Boundaries

“Moving through the web between the forms.”

    There seems to be a body I call myself which distinguishes itself from everything which is outside it.  The skin feels itself as a boundary  and a barrier against the wind blowing against it.  Objects do not penetrate it without causing it pain or doing harm by letting out the body’s vital blood.  Where exactly does the separation between what is outside and what is inside actually occur?  If I close my eyes in a hot and humid place, like New Orleans, the heat and moisture from my body seem to flow continuously into the air around me.  The sounds of very loud music vibrate everything in a large space including the little bit contained by my body.  Thus, sound moves through me blurring the boundaries between what sight discriminates as individual objects.  Light seems to make each object seem more distinct because it seems to  “bounce” off the objects.  Objects are trailed by their shadows which are caused by the blocking of the light.  Yet, physicists tell us now that “reflections” are actually photon exchanges among countless electrons.  In some sense my body emits the “light” it seems to reflect.  I can see all objects as glowing while being fed energy from an outside source.  Some probabilistic consistencies create the the phenomena we count on when we look into a mirror and determine what is in our environment.  With this new perception the boundaries between objects are again blurred.  My skin no longer keeps light or sound from penetrating my body,  My elements are just part of the flow of all the others in my environment.  However, my speaking of  elements seems to imply the existence of separate and distinct entities, each with their own impenetrable boundaries.  Again, this notion collapses with quantum theory.  Everything continues to be reducible to smaller, less stable (and definable) parts.  Perhaps only our ideas of things truly separate one thing from the next and thinking of objects as being separate and distinct is merely a useful habit we humans have acquired through time; something like observing geographic boundaries.  What is Texas, for instance?  Is it the dirt between certain rivers, latitudes and longitudes?  If it also contains the space above the ground, how far up (or out) does it go?  When I enter the state do I become a part of Texas or does the space of my body displace it?  Would being a part of Texas have other strange implications?  Is one really ever the same after “being Texas?”
    If it is so difficult to determine the boundaries between things, how can one “move through the web BETWEEN the forms?”  There does not seem to really be a physical “between” because there seems to be nothing which is not.  The “between” that we seek is a pure idea which is not based on our experience; the idea of pure emptiness, not as a negation, but as nothing/never-existed.  We do not experience this kind of nothing because we always see something flowing into the space left by anything which leaves the space.  Even the emptiness of the space outside Earth’s atmosphere is not really empty though it may seem relatively so.  The Greek notion of creation coming out of “chaos” into definable forms seems closer to our experience than the idea of something coming from nothing because “nothing” is so difficult to understand.  Perhaps this “nothing” is the ultimate mystery sought by mystics throughout human history--which can can only really be fully realized in Death.
 

Hold my hand so that we may become one body.
Together we will fly unencumbered by matter
While we merge into the purity of non-being.

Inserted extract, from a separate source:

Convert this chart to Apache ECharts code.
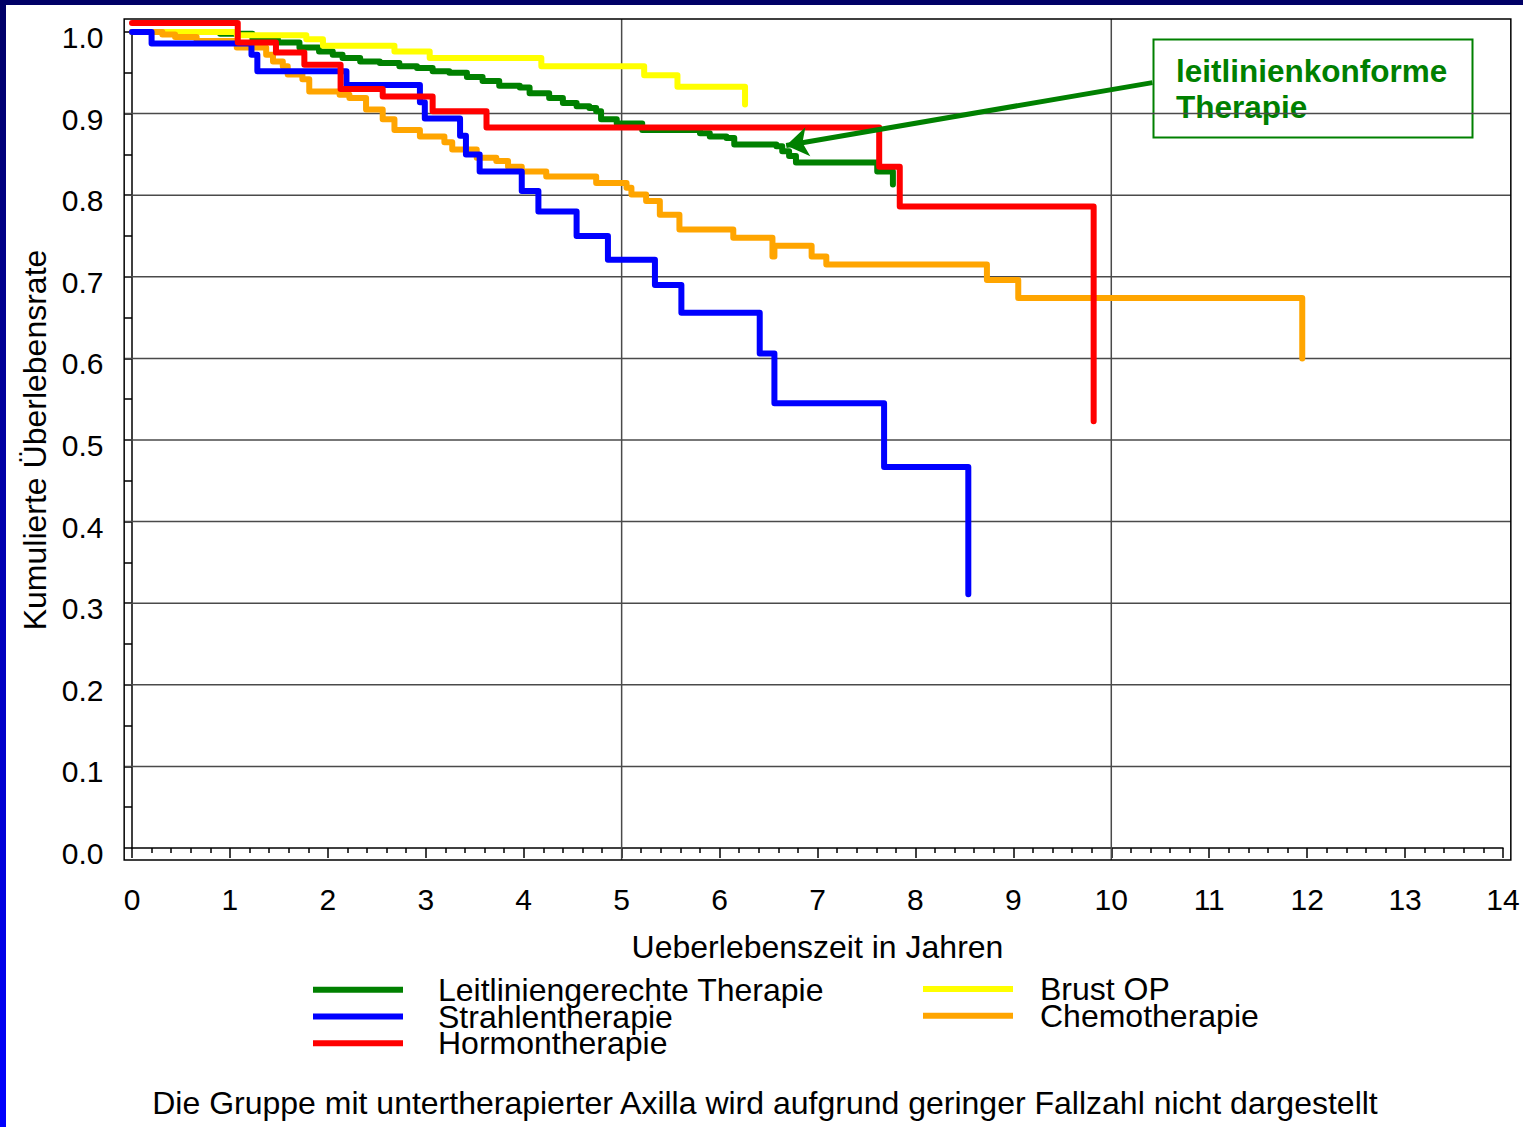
<!DOCTYPE html>
<html>
<head>
<meta charset="utf-8">
<script src="https://cdn.jsdelivr.net/npm/echarts@6/dist/echarts.min.js"></script>
<style>
  html, body { margin: 0; padding: 0; background: #ffffff; }
  #chart { position: absolute; left: 0; top: 0; width: 1523px; height: 1127px; }
  .band-top { position: absolute; left: 0; top: 0; width: 1523px; height: 5px; background: #000066; z-index: 2; }
  .band-left { position: absolute; left: 0; top: 0; width: 6px; height: 1127px; background: linear-gradient(#000066, #0000ff); z-index: 2; }
</style>
</head>
<body>
<div id="chart"></div>
<div class="band-top"></div>
<div class="band-left"></div>
<script>
// Kaplan-Meier curves: time in years and cumulative survival after each step
const seriesNames = ['Leitliniengerechte Therapie', 'Strahlentherapie', 'Hormontherapie', 'Brust OP', 'Chemotherapie'];

const leitlinieYears = [0, 0.9, 1.23, 1.49, 1.71, 1.91, 2.05, 2.15, 2.33, 2.53, 2.73, 2.91, 3.07, 3.24, 3.42, 3.58, 3.75, 3.96, 4.06, 4.26, 4.40, 4.54, 4.67, 4.74, 4.79, 4.95, 5.21, 5.80, 5.90, 6.07, 6.15, 6.58, 6.64, 6.71, 6.78, 7.61, 7.77];
const leitlinieRate  = [1.0, 0.998, 0.991, 0.987, 0.981, 0.976, 0.972, 0.968, 0.964, 0.962, 0.958, 0.956, 0.952, 0.950, 0.945, 0.940, 0.934, 0.932, 0.925, 0.919, 0.913, 0.909, 0.907, 0.903, 0.893, 0.888, 0.880, 0.876, 0.872, 0.870, 0.862, 0.860, 0.854, 0.848, 0.840, 0.829, 0.813];

const strahlenYears = [0, 0.20, 1.22, 1.28, 2.19, 2.94, 2.99, 3.35, 3.41, 3.55, 3.98, 4.15, 4.54, 4.86, 5.34, 5.61, 6.41, 6.56, 7.68, 8.54];
const strahlenRate  = [1.0, 0.986, 0.972, 0.952, 0.935, 0.914, 0.894, 0.873, 0.850, 0.829, 0.805, 0.780, 0.750, 0.721, 0.690, 0.656, 0.606, 0.545, 0.467, 0.311];

const hormonYears = [0, 1.08, 1.47, 1.76, 2.13, 2.56, 3.07, 3.62, 7.63, 7.84, 9.82];
const hormonRate  = [1.011, 0.987, 0.975, 0.960, 0.930, 0.921, 0.903, 0.883, 0.835, 0.786, 0.523];

const brustYears = [0, 1.07, 1.78, 1.95, 2.68, 3.04, 4.18, 5.23, 5.57, 6.26];
const brustRate  = [1.0, 0.996, 0.991, 0.983, 0.976, 0.968, 0.958, 0.947, 0.933, 0.911];

const chemoYears = [0, 0.31, 0.44, 0.66, 1.07, 1.37, 1.44, 1.54, 1.59, 1.74, 1.81, 2.12, 2.22, 2.39, 2.56, 2.68, 2.94, 3.19, 3.27, 3.52, 3.72, 3.84, 3.98, 4.23, 4.74, 5.05, 5.10, 5.25, 5.39, 5.59, 6.14, 6.54, 6.56, 6.94, 7.09, 8.73, 9.05, 11.95];
const chemoRate  = [1.0, 0.997, 0.994, 0.989, 0.981, 0.972, 0.964, 0.958, 0.948, 0.942, 0.927, 0.923, 0.919, 0.905, 0.893, 0.880, 0.872, 0.865, 0.856, 0.846, 0.842, 0.835, 0.829, 0.823, 0.815, 0.809, 0.801, 0.793, 0.776, 0.758, 0.748, 0.725, 0.738, 0.725, 0.715, 0.696, 0.674, 0.600];

// reference lines of the plot
const gridRates = [0.1, 0.2, 0.3, 0.4, 0.5, 0.6, 0.7, 0.8, 0.9];
const gridYears = [5, 10];

// callout arrow: from the label box to the guideline curve
const arrowFrom = [10.42, 0.938];
const arrowTo   = [6.68, 0.861];

const FONT = 'Liberation Sans, Arial, Helvetica, sans-serif';
// plot frame extends slightly beyond the axis range
const FRAME = { x0: -0.08, x1: 14.08, y0: -0.0147, y1: 1.016 };

function pairs(xs, ys) { return xs.map((x, i) => [x, ys[i]]); }

function curve(name, xs, ys, color) {
  return {
    type: 'line', name: name, step: 'end', data: pairs(xs, ys),
    showSymbol: false, symbol: 'none', clip: false, silent: true,
    color: color, itemStyle: { color: color },
    lineStyle: { color: color, width: 6, cap: 'round', join: 'round' }
  };
}

const gridItems = gridRates.map(v => [0, v]).concat(gridYears.map(t => [1, t])).concat([[2, 0]]);

const chart = echarts.init(document.getElementById('chart'), null, { renderer: 'svg' });

const green = curve(seriesNames[0], leitlinieYears, leitlinieRate, '#008000');
green.markLine = {
  silent: true, symbol: ['none', 'arrow'], symbolSize: 22,
  label: { show: false },
  lineStyle: { color: '#008000', width: 5, type: 'solid' },
  data: [[{ coord: arrowFrom }, { coord: arrowTo }]]
};

const legendBase = {
  orient: 'vertical', icon: 'rect', itemWidth: 90, itemHeight: 6, itemGap: -5.2, selectedMode: false
};

chart.setOption({
  animation: false,
  backgroundColor: 'transparent',
  textStyle: { fontFamily: FONT },
  grid: { left: 132, right: 20, top: 32, bottom: 279, outerBoundsMode: 'none', containLabel: false },
  xAxis: {
    type: 'value', min: 0, max: 14, interval: 1, offset: 12,
    name: 'Ueberlebenszeit in Jahren', nameLocation: 'middle', nameGap: 71,
    nameTextStyle: { fontSize: 32, color: '#000', fontFamily: FONT },
    axisLine: { show: true, lineStyle: { color: '#000', width: 1.5 } },
    axisTick: { show: true, length: 10, lineStyle: { color: '#000', width: 1.5 } },
    minorTick: { show: true, splitNumber: 5, length: 5, lineStyle: { color: '#000', width: 1.5 } },
    axisLabel: { fontSize: 30, color: '#000', margin: 24, fontFamily: FONT },
    splitLine: { show: false }, minorSplitLine: { show: false }
  },
  yAxis: {
    type: 'value', min: 0, max: 1, interval: 0.1, offset: 7.5,
    name: 'Kumulierte Überlebensrate', nameLocation: 'middle', nameRotate: 90, nameGap: 74,
    nameTextStyle: { fontSize: 32, color: '#000', fontFamily: FONT },
    axisLine: { show: true, lineStyle: { color: '#000', width: 1.5 } },
    axisTick: { show: true, length: 8, lineStyle: { color: '#000', width: 1.5 } },
    minorTick: { show: true, splitNumber: 2, length: 8, lineStyle: { color: '#000', width: 1.5 } },
    axisLabel: { fontSize: 30, color: '#000', margin: 21, fontFamily: FONT,
                 verticalAlign: 'top', lineHeight: 11,
                 formatter: v => v.toFixed(1) },
    splitLine: { show: false }, minorSplitLine: { show: false }
  },
  legend: [
    Object.assign({}, legendBase, {
      data: seriesNames.slice(0, 3), left: 308, top: 968.7,
      textStyle: { fontSize: 32, color: '#000', fontFamily: FONT, padding: [0, 0, 0, 30] }
    }),
    Object.assign({}, legendBase, {
      data: seriesNames.slice(3), left: 918, top: 968,
      textStyle: { fontSize: 32, color: '#000', fontFamily: FONT, padding: [0, 0, 0, 22] }
    })
  ],
  graphic: [
    {
      type: 'rect', silent: true,
      shape: { x: 1153.5, y: 39.5, width: 319, height: 98 },
      style: { fill: 'none', stroke: '#008000', lineWidth: 2 }
    },
    {
      type: 'text', silent: true, x: 1176, y: 89,
      style: { text: 'leitlinienkonforme\nTherapie', fill: '#008000', fontSize: 31.5, fontWeight: 'bold',
               fontFamily: FONT, lineHeight: 36.5, align: 'left', verticalAlign: 'middle' }
    },
    {
      type: 'text', silent: true, x: 765, y: 1103,
      style: { text: 'Die Gruppe mit untertherapierter Axilla wird aufgrund geringer Fallzahl nicht dargestellt',
               fill: '#000', fontSize: 32, fontFamily: FONT, align: 'center', verticalAlign: 'middle' }
    }
  ],
  series: [
    {
      type: 'custom', name: 'gridlines', z: 1, silent: true, clip: false,
      data: gridItems,
      renderItem: function (params, api) {
        const kind = api.value(0), val = api.value(1);
        if (kind === 0) {
          const a = api.coord([FRAME.x0, val]), b = api.coord([FRAME.x1, val]);
          return { type: 'line', shape: { x1: a[0], y1: a[1], x2: b[0], y2: b[1] },
                   style: { stroke: '#4a4a4a', lineWidth: 1.5 } };
        }
        if (kind === 1) {
          const a = api.coord([val, FRAME.y0]), b = api.coord([val, FRAME.y1]);
          return { type: 'line', shape: { x1: a[0], y1: a[1], x2: b[0], y2: b[1] },
                   style: { stroke: '#4a4a4a', lineWidth: 1.5 } };
        }
        const tl = api.coord([FRAME.x0, FRAME.y1]), br = api.coord([FRAME.x1, FRAME.y0]);
        return { type: 'rect', shape: { x: tl[0], y: tl[1], width: br[0] - tl[0], height: br[1] - tl[1] },
                 style: { fill: 'none', stroke: '#000', lineWidth: 1.5 } };
      }
    },
    green,
    curve(seriesNames[3], brustYears, brustRate, '#ffff00'),
    curve(seriesNames[4], chemoYears, chemoRate, '#ffa500'),
    curve(seriesNames[1], strahlenYears, strahlenRate, '#0000ff'),
    curve(seriesNames[2], hormonYears, hormonRate, '#ff0000')
  ]
});
</script>
</body>
</html>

When we merge into the purity of non-being
We are nolonger ourselves nor have we ever been.
Though all may vanish I will be one with you.
 

    If what separates objects is merely our idea of them, then theoretically the separation may disappear simply by thinking differently.  People in a music ensemble become one soul when performing.  They share the same approximate space which is permeated by their collective sounds.  Dancers move in response to each other so all their movements together seem to be a part of one body.  Lovers may combine both of these art forms while they physically are inside one another.  Must one be in the same approximate space in order to become “one” with another human being?  Our imaginations are own only limitations and certainly Death is the ultimate unifier in that all become less than one.